Mount Alvernia High School, Newton, Massachusetts


Vera  Nazarian

Elayna  Bastajian 
American Missionaries in Armenia

Vera Nazarian: A Woman’s Strength and Power

Vera Nazarian’s fantasy novellas tell the stories of women who are victimized by a man’s control, and struggle to escape the chauvinistic attitudes of men. When each woman succeeds, she is able to empower herself and show the man in her life that he is not superior. Vera Nazarian reveals that at a young age women are trying to find their true selves. Throughout life they encounter struggles and difficulties which teach them valuable lessons. By learning from these experiences they are able to grow in strength and power, making them equal to, or superior to, the men in their lives. Nazarian explains in her novella, Dreams of a Compass Rose, that when a woman is born, she tends to develop masculine characteristics as she matures, whereas a man developes feminine characteristics. She notes that, “there is no shame in that, no weakness, rather the power of the divine comes to fill you more fully, for the divine is neither man nor woman but both.” (188). Nazarian’s works give women the confidence to realize their own potential.

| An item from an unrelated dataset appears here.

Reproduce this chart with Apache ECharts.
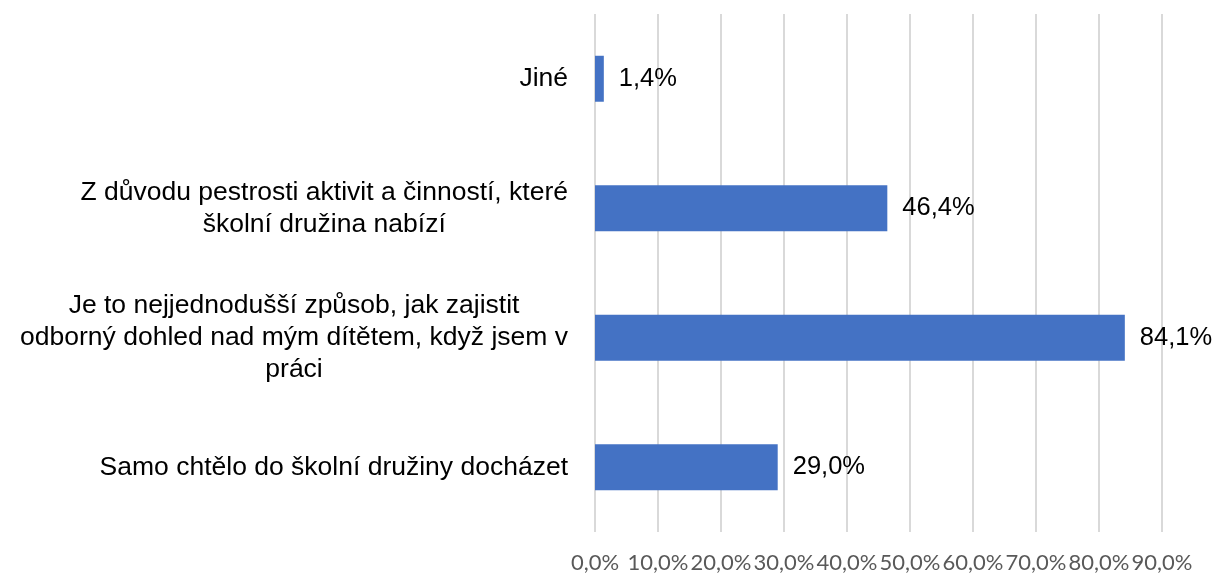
<!DOCTYPE html>
<html>
<head>
    <meta charset="utf-8">
    <title>Školní družina</title>
    <script src="https://cdn.jsdelivr.net/npm/echarts@6/dist/echarts.min.js"></script>
    <style>
        html, body { margin: 0; padding: 0; background: #fff; }
    </style>
</head>
<body>
    <div id="main" style="width: 1217px;height:574px;"></div>
    <script type="text/javascript">
        // kategorie odspodu nahoru (jak je kreslí osa Y)
        var categories = [
            'Samo chtělo do školní družiny docházet',
            'Je to nejjednodušší způsob, jak zajistit\nodborný dohled nad mým dítětem, když jsem v\npráci',
            'Z důvodu pestrosti aktivit a činností, které\nškolní družina nabízí',
            'Jiné'
        ];
        var values = [29.0, 84.1, 46.4, 1.4];
        var axisMin = 0;
        var axisMax = 90;
        var axisStep = 10;

        function pct(v) {
            return v.toFixed(1).replace('.', ',') + '%';
        }

        var myChart = echarts.init(document.getElementById('main'));

        var option = {
            animation: false,
            backgroundColor: '#ffffff',
            grid: {
                left: 595,
                right: 55,
                top: 14,
                bottom: 40
            },
            xAxis: {
                type: 'value',
                min: axisMin,
                max: axisMax,
                interval: axisStep,
                axisLine: { show: false },
                axisTick: { show: false },
                splitLine: {
                    show: true,
                    lineStyle: { color: '#d9d9d9', width: 2 }
                },
                axisLabel: {
                    margin: 20,
                    hideOverlap: false,
                    showMinLabel: true,
                    showMaxLabel: true,
                    fontFamily: 'Lato',
                    fontSize: 22,
                    color: '#595959',
                    formatter: function (v) { return pct(v); }
                }
            },
            yAxis: {
                type: 'category',
                data: categories,
                axisLine: { show: false },
                axisTick: { show: false },
                axisLabel: {
                    margin: 27,
                    formatter: function (v) {
                        // každý řádek vycentrovat v rámci bloku
                        return v.split('\n').map(function (line) {
                            return '{c|' + line + '}';
                        }).join('\n');
                    },
                    rich: {
                        c: {
                            align: 'center',
                            fontFamily: 'Liberation Sans',
                            fontSize: 26.5,
                            lineHeight: 32,
                            color: '#000000'
                        }
                    }
                }
            },
            series: [{
                type: 'bar',
                data: values,
                barWidth: '35.5%',
                itemStyle: { color: '#4472C4' },
                label: {
                    show: true,
                    position: 'right',
                    distance: 15,
                    fontFamily: 'Liberation Sans',
                    fontSize: 25.5,
                    color: '#000000',
                    formatter: function (p) { return pct(p.value); }
                }
            }]
        };

        myChart.setOption(option);

        window.addEventListener("resize", function(){
            myChart.resize();
        })
    </script>
</body>
</html>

Just as Nazarian’s female characters grow in strength and ability, American missionary women empowered their Armenian counterparts to become educated, active members of society during the late ninetenth and early twentieth centuries. Armenian men opposed education for women, and expected Armenian women to be the caretakers of the family. American missionaries, however, offered educational opportunities that enabled Armenian women to move beyond their traditional roles as caretakers Although Armenian women kept their traditional customs and heritage, they also adopted western ideals such as women’s development and autonomy. They accomplished this by attending American schools and colleges, helping to reform medical care, and contributing more to their communities. Armenian women also received vocational education, which enabled them to begin working. American missionary dedication in the fields of education and medicine offered Armenian women a new perspective on life. They gained the opportunity to be involved in political activites. By the 1920s American missionaries had saved the lives of well over a million Armenian women.

Major Works Consulted:

Barton, James. Story of Near East Relief. New York: MacMillan, 1930.
Lovejoy, Esther Pohl. Certain Samaritans. New York: Macmillan, 1927.
Nazarian, Vera. Dreams of a Compass Rose. Berkeley Heights: Wildside 2002.
---. Salt of the Air. Rockville: Prime, 2006.